Clemens won 192 games for the Red Sox, tying him with Cy Young for the club record, before leaving as a free agent after the 1996 season and a desultory four-year stretch in which he went 40-39, inspiring then-general manager Dan Duquette to say Clemens was entering the "twilight of his career." He won 20 or more games in both of his seasons with the Blue Jays, and won his fourth and fifth Cy Young Awards in Toronto. He went 20-3 for the Yankees in 2001, winning his sixth Cy Young, and in 2004, his first season pitching for his hometown Houston Astros, went 18-4 and won his seventh Cy Young.
He returned to the Yankees this past season at age 44 but was slowed by injuries and finished with a 6-6 record and announced he was retiring. After leaving the Red Sox, he was 162-73 with a 3.21 ERA, striking out 2,082 batters. Only Nolan Ryan and Phil Niekro struck out more batters after the age of 40 than Clemens, whose 2.99 ERA was the best of any 40-something pitcher since the expansion era began in 1961.

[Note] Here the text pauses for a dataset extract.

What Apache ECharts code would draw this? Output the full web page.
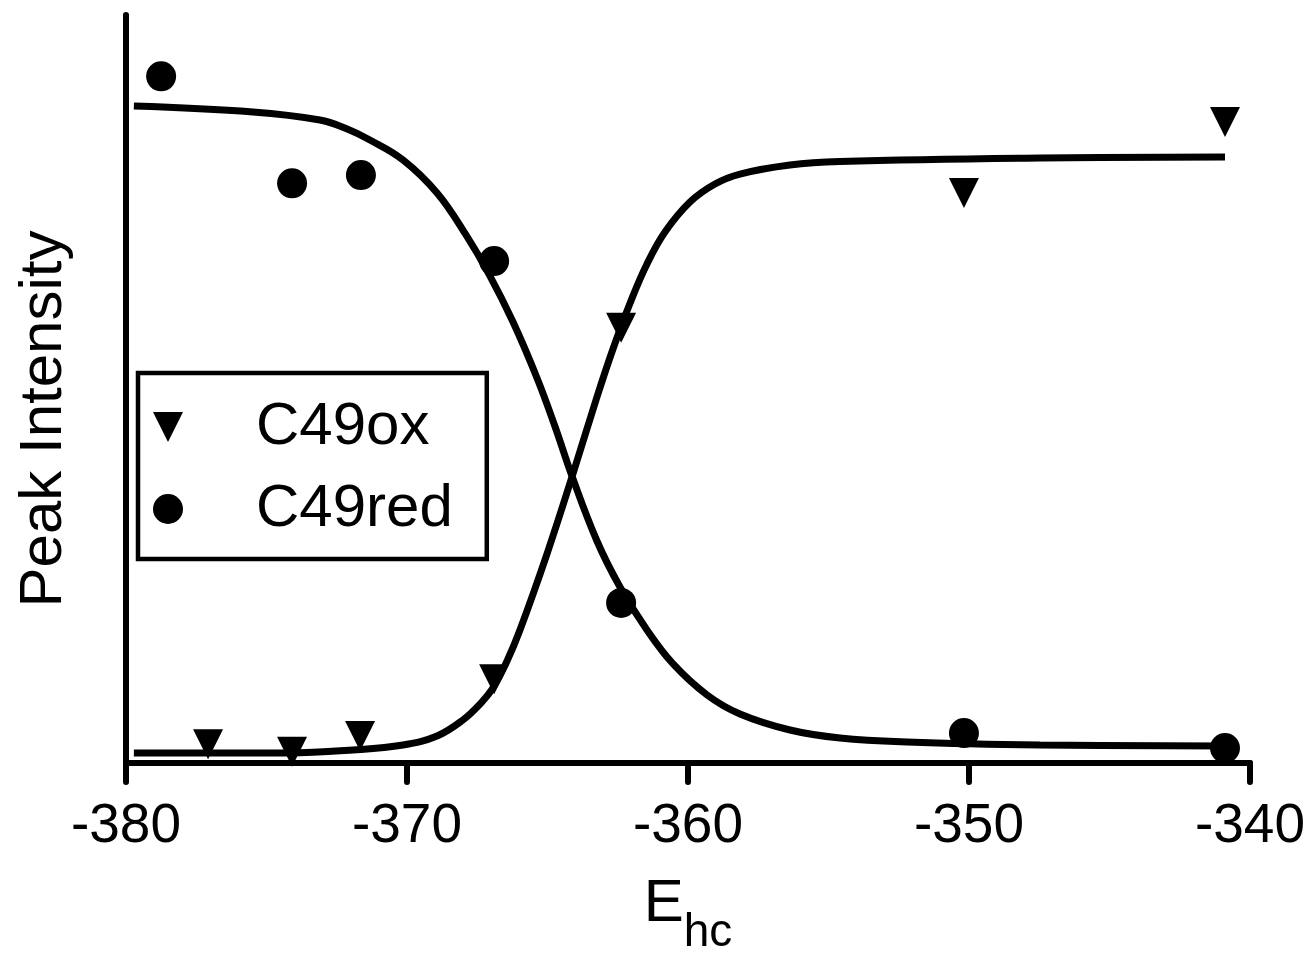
<!DOCTYPE html>
<html>
<head>
<meta charset="utf-8">
<script src="https://cdn.jsdelivr.net/npm/echarts@6/dist/echarts.min.js"></script>
<style>
html,body{margin:0;padding:0;background:#fff;}
#chart{width:1309px;height:956px;}
</style>
</head>
<body>
<div id="chart"></div>
<script>
// Measured points (E_hc in mV, peak intensity in arbitrary units)
const oxX  = [-377.08, -374.09, -371.67, -366.9, -362.38, -350.18, -340.89];
const oxY  = [2.5, 1.5, 3.6, 11.2, 58.2, 76.2, 85.7];
const redX = [-378.75, -374.09, -371.64, -366.9, -362.38, -350.18, -340.89];
const redY = [91.8, 77.5, 78.6, 67.1, 21.4, 4.0, 2.0];

// Fitted curves
const fitOxX = [-379.72, -374.27, -371.92, -370.14, -368.93, -368.01, -367.40, -366.94, -366.44, -365.98, -365.02, -364.13, -363.24, -362.67, -362.06, -361.46, -360.82, -359.93, -359.04, -358.15, -356.37, -354.59, -347.47, -340.89];
const fitOxY = [1.34, 1.34, 1.74, 2.41, 3.61, 5.75, 7.89, 10.03, 13.64, 17.78, 27.94, 38.24, 48.93, 55.35, 61.50, 66.71, 70.99, 75.00, 77.41, 78.74, 79.95, 80.41, 80.88, 81.02];
const fitRedX = [-379.72, -375.48, -373.10, -372.21, -371.32, -370.14, -368.93, -367.90, -367.05, -366.23, -365.37, -364.73, -364.13, -363.24, -362.42, -361.46, -360.53, -359.32, -358.15, -356.37, -354.59, -352.21, -347.47, -340.89];
const fitRedY = [87.83, 87.03, 85.96, 84.89, 83.29, 80.61, 76.20, 70.59, 65.13, 58.98, 51.44, 44.95, 38.37, 29.68, 23.53, 17.78, 13.24, 9.09, 6.55, 4.41, 3.34, 2.81, 2.41, 2.27];

const seriesNames = ['C49ox', 'C49red'];
const xMin = -380, xMax = -340, xStep = 10;

const zip = (a, b) => a.map((v, i) => [v, b[i]]);
const FONT = 'Liberation Sans, Arial, Helvetica, sans-serif';
const TRI = 'path://M-1,-1L1,-1L0,1Z';

const chart = echarts.init(document.getElementById('chart'), null, {renderer: 'canvas'});
chart.setOption({
  backgroundColor: '#ffffff',
  animation: false,
  grid: {left: 126, right: 59, top: 15, bottom: 193, containLabel: false, outerBoundsMode: 'none'},
  legend: {
    orient: 'vertical',
    left: 138, top: 373,
    data: [{name: seriesNames[0], icon: TRI}, {name: seriesNames[1], icon: 'circle'}],
    itemWidth: 30, itemHeight: 30,
    itemGap: 22,
    itemStyle: {opacity: 1, color: '#000'},
    padding: [24, 34, 20, 15],
    borderColor: '#000', borderWidth: 4.5, borderRadius: 0,
    backgroundColor: 'rgba(255,255,255,0)',
    textStyle: {fontFamily: FONT, fontSize: 60, color: '#000', lineHeight: 60, padding: [0, 0, 0, 68]},
    selectedMode: false
  },
  xAxis: {
    type: 'value', min: xMin, max: xMax, interval: xStep,
    name: '{e|E}{s|hc}',
    nameLocation: 'middle', nameGap: 133,
    nameTextStyle: {
      fontFamily: FONT, color: '#000', fontSize: 60,
      rich: {
        e: {fontFamily: FONT, fontSize: 60, lineHeight: 60, color: '#000', verticalAlign: 'bottom', padding: [0, 0, 22, 0]},
        s: {fontFamily: FONT, fontSize: 46, lineHeight: 46, color: '#000', verticalAlign: 'bottom'}
      }
    },
    axisLine: {show: true, onZero: false, lineStyle: {color: '#000', width: 6}},
    axisTick: {show: true, length: 19, lineStyle: {color: '#000', width: 6, cap: 'round'}},
    axisLabel: {fontFamily: FONT, fontSize: 55, color: '#000', margin: 36},
    splitLine: {show: false}
  },
  yAxis: {
    type: 'value', min: 0, max: 100,
    name: 'Peak Intensity', nameLocation: 'middle', nameGap: 52,
    nameTextStyle: {fontFamily: FONT, fontSize: 60, color: '#000', padding: [0, 60, 0, 0]},
    axisLine: {show: true, onZero: false, lineStyle: {color: '#000', width: 6}},
    axisTick: {show: false},
    axisLabel: {show: false},
    splitLine: {show: false}
  },
  series: [
    {name: 'C49ox fit', type: 'line', data: zip(fitOxX, fitOxY), showSymbol: false, smooth: 0.4,
     lineStyle: {color: '#000', width: 7}, z: 2, silent: true},
    {name: 'C49red fit', type: 'line', data: zip(fitRedX, fitRedY), showSymbol: false, smooth: 0.4,
     lineStyle: {color: '#000', width: 7}, z: 2, silent: true},
    {name: seriesNames[0], type: 'scatter', data: zip(oxX, oxY), symbol: TRI, symbolSize: [30, 30],
     itemStyle: {color: '#000', opacity: 1}, z: 3},
    {name: seriesNames[1], type: 'scatter', data: zip(redX, redY), symbol: 'circle', symbolSize: 30,
     itemStyle: {color: '#000', opacity: 1}, z: 3}
  ]
});
</script>
</body>
</html>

Canseco had implicated Clemens for steroid use in his 2005 book, "Juiced," saying his performance at an advanced age showed all the "classic signs" of one who used performance-enhancing substances. Gary Sheffield also called out Clemens in 2004, saying, "I'm not accusing him of anything, but I betcha he's not just drinking soda water."
More seriously, Clemens's name was linked to reports regarding the sworn affidavit filed by special IRS agent Jeff Novitzky in which he said former pitcher Grimsley had identified a number of major league players as having used performance-enhancing substances. The names were blacked out on the affidavit, and the report was never substantiated at the time. Clemens reacted angrily at the time, saying, "I don't understand how people can do that and get away with it. I really don't."
But in a 2005 interview with the Houston Chronicle, Clemens, while denying the suspicions raised by the Canseco book, said: "I'm going to find anything I can that'll make me stronger and allow me to keep up with the 20-year-olds, but I'm going to depend on physicians to tell me what's OK."